For those who have succeeded already, some kind of “maintenance” intervention may work, with a lower intensity and cost to sponsors.  Or, since almost every member of the population is likely to have many more than one cost factor present, those who succeed in one may be invited to enroll in another, assuming there remains plenty of room for reducing one or more of the costs involved.  It may easily be possible to enroll “succeeders” in both one maintenance-level and one new intervention, without reducing the effects of either.

The most powerful approach to promoting sustained and continuous participation, however, is likely to be paying significant attention to what the participant has gained through past and current efforts.  When the PHM intervention involves personal coaching, by phone or in person, it should be an automatically included part of each interaction to check what progress each participant has made in changing behavior, improving health status, reducing healthcare use, or improving productivity/performance, as each perceives such changes.

Their perceptions, at a minimum, can be used to reinforce their confidence in success, and thereby their motivation to persist.
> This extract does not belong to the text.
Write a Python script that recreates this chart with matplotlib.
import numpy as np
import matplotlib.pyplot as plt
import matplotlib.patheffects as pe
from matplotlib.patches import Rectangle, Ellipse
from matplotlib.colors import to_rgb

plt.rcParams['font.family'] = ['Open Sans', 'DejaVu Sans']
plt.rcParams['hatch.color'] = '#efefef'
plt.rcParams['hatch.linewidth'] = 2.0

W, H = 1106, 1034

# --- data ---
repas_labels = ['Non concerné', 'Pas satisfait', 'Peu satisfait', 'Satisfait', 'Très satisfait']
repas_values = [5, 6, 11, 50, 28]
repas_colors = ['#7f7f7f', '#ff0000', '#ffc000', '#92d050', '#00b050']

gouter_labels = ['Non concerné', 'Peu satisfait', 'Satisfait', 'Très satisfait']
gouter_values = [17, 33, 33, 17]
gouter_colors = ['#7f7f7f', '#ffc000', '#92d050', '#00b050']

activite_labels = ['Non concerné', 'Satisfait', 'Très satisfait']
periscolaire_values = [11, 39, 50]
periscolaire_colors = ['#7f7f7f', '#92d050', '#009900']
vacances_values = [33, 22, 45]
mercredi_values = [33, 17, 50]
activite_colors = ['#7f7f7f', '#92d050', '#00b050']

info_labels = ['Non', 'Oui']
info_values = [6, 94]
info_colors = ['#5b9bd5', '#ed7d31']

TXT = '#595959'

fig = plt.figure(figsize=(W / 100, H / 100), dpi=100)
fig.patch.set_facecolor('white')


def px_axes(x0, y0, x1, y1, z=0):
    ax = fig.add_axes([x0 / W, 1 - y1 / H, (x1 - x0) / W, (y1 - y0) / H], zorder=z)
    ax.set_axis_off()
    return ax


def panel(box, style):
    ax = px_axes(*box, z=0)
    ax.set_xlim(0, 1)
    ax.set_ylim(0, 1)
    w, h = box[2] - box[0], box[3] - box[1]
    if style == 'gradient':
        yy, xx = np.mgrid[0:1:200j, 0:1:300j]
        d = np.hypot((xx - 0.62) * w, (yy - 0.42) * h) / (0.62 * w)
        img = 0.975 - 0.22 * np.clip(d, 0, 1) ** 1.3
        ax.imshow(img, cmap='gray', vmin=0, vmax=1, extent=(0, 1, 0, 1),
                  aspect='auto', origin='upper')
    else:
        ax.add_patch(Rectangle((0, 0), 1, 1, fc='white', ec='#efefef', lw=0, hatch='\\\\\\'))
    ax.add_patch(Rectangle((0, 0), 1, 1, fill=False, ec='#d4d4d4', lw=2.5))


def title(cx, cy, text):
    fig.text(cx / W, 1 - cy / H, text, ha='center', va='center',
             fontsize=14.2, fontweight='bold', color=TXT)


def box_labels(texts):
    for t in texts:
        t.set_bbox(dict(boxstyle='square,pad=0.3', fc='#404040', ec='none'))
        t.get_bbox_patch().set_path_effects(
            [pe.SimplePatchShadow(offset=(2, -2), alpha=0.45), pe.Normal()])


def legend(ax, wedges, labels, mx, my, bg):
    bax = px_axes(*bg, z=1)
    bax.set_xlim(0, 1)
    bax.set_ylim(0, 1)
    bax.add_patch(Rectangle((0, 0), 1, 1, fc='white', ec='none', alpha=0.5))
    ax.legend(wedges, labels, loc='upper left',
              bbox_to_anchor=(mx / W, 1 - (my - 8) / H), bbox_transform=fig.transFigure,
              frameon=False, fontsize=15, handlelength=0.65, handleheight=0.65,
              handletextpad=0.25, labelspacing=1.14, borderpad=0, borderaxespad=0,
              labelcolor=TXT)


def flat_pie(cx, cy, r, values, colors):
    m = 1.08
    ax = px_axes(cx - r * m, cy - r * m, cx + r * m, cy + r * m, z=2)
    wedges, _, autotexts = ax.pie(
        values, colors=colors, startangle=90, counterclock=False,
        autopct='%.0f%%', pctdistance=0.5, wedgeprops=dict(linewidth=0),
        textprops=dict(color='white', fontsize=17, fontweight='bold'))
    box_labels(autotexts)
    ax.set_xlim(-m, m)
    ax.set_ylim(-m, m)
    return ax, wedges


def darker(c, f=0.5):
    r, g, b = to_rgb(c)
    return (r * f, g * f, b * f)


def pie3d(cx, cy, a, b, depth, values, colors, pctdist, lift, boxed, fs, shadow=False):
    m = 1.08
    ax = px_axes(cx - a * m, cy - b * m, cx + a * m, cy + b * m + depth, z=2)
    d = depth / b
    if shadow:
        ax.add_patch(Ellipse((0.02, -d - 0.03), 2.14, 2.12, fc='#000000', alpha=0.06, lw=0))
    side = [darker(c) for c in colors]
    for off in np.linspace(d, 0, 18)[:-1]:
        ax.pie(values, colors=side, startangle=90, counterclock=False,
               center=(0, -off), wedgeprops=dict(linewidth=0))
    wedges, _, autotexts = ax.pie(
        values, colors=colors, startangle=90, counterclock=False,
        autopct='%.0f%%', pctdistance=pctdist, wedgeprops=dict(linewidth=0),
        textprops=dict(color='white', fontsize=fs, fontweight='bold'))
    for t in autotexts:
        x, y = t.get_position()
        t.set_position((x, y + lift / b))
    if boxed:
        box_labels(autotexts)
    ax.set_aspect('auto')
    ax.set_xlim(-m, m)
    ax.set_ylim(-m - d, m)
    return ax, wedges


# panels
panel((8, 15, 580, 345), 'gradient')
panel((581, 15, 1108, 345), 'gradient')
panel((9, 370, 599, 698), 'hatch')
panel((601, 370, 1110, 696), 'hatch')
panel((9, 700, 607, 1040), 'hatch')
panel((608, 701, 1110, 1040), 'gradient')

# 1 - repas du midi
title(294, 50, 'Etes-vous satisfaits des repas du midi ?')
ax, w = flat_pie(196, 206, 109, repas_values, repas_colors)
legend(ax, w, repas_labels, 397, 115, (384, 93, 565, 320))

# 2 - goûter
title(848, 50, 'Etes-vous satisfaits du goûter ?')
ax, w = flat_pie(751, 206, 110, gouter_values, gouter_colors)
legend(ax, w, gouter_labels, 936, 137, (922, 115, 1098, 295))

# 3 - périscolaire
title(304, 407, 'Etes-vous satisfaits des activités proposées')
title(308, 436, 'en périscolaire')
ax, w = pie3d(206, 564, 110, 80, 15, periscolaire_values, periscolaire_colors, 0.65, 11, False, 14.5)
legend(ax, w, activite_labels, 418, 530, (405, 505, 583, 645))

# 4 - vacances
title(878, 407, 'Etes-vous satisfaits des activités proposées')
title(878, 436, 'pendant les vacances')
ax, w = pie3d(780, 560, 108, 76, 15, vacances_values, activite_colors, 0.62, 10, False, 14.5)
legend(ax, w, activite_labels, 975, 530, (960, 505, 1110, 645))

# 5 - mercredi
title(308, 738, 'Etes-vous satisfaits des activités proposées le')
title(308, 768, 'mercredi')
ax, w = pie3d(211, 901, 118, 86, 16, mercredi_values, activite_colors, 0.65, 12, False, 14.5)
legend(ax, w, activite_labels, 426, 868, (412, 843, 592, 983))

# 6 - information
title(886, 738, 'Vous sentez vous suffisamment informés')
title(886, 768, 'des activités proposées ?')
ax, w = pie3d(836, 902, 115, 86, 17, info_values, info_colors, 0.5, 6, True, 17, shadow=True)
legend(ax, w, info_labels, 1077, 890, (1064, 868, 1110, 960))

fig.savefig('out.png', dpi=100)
If, in addition, an effort is made, such as by asking participants to track for themselves, the health-related quality of life, and perhaps “life asset” impact of their participation so far, and their success once achieved, this should reinforce their persistence even more.  Progress and success in changing behavior, health status, and productivity or performance, for example, when participants have their recognition of these prompted or reinforced, should add to their self-esteem as well as self-confidence.

Moreover, such changes may well have measurable impact on their life asset of “wealth” as well as “health”.  Quitting smoking can save literally thousands of dollars a year in costs of tobacco, for example.  Enabling and reminding participants to track how much they are  “wasting” while they still smoke, and “earning” while they remain abstinent, can reinforce their commitment.  It has been difficult to get smokers to recognize how much their productivity and performance have been impaired by their addiction, but measured improvement in both can add to their sense of “talent” or performance asset as well.  And if productivity/performance improvements have come with increased compensation, reminding them of that should help as well.

Participants, themselves, are most likely to be at least potentially aware of many life benefits they are gaining through participation, if they are asked about them, or encouraged to record them in a personal health log or diary.  This may be kept private for the participant’s personal use, or shared with the PHM supplier, as each participant chooses.  Those that the supplier knows about can be used to provide periodic summaries to participants, to remind them of their achievements.
For PHM suppliers or programs that include frequent assessments, and I know of one that performs assessments at 30, 90 and 180 days, for example, for some clients, at least, can use these assessments to provide reinforcement effects to sustain participation, if it is intended to be longer than 30 or 90 days for example, or sustain change if repeated again after a year.  Having three opportunities for participants to report their progress means they will be reminding themselves every time they are asked.  If they also keep a shared log of results, the supplier can add its own summaries to these reminders.

Others, including incentaHEALTH and Virgin Health, use self-service kiosks that employees can use to “check in” with weight and other biometric measures whenever they choose.  Each participant registers a confidential ID when using the kiosk, so that each’s efforts and biometrics can be tracked, making periodic reporting of progress and achievement easy for PHM providers.

Of course, like so many of the elements of PHM, supplying extra reminders, even asking separately about participant progress and achievement, may add some costs, so balancing the positive effects or sustaining efforts with their costs will be necessary.  I know of no PHM supplier that has separated out such costs and effects, so there is no experience that I know of to look at.  But research has clearly indicated that the prospect of future benefits is an even more powerful stimulant for continuing relationships than is recognition of past benefits, so reinforcing both seems likely to help. [K. Lemon et al. “Dynamic Customer Relationship Management: Incorporating Future Considerations into the Service Retention Decision” Journal of Marketing, 66:1 Jan 2002 1-14]

With so little known about how suppliers and clients have sustained participation and success in the past, it is difficult to say how much variations in this element add to the overall variability of PHM strategies and interventions.  But when efforts are used, or even if they become only gradually added to PHM efforts, they will likely add to the overall variability, since there is no evidence at all, as far as I know, of which methods work best.


2 Comments »

  Brett wrote @ May 7th, 2008 at 12:38 pm

Should this be Part 6 intead of 7?

I don’t see a 6 listed anywhere?

  Scott MacStravic wrote @ May 7th, 2008 at 3:58 pm

Part 6 immediately preceded Part & on the blog.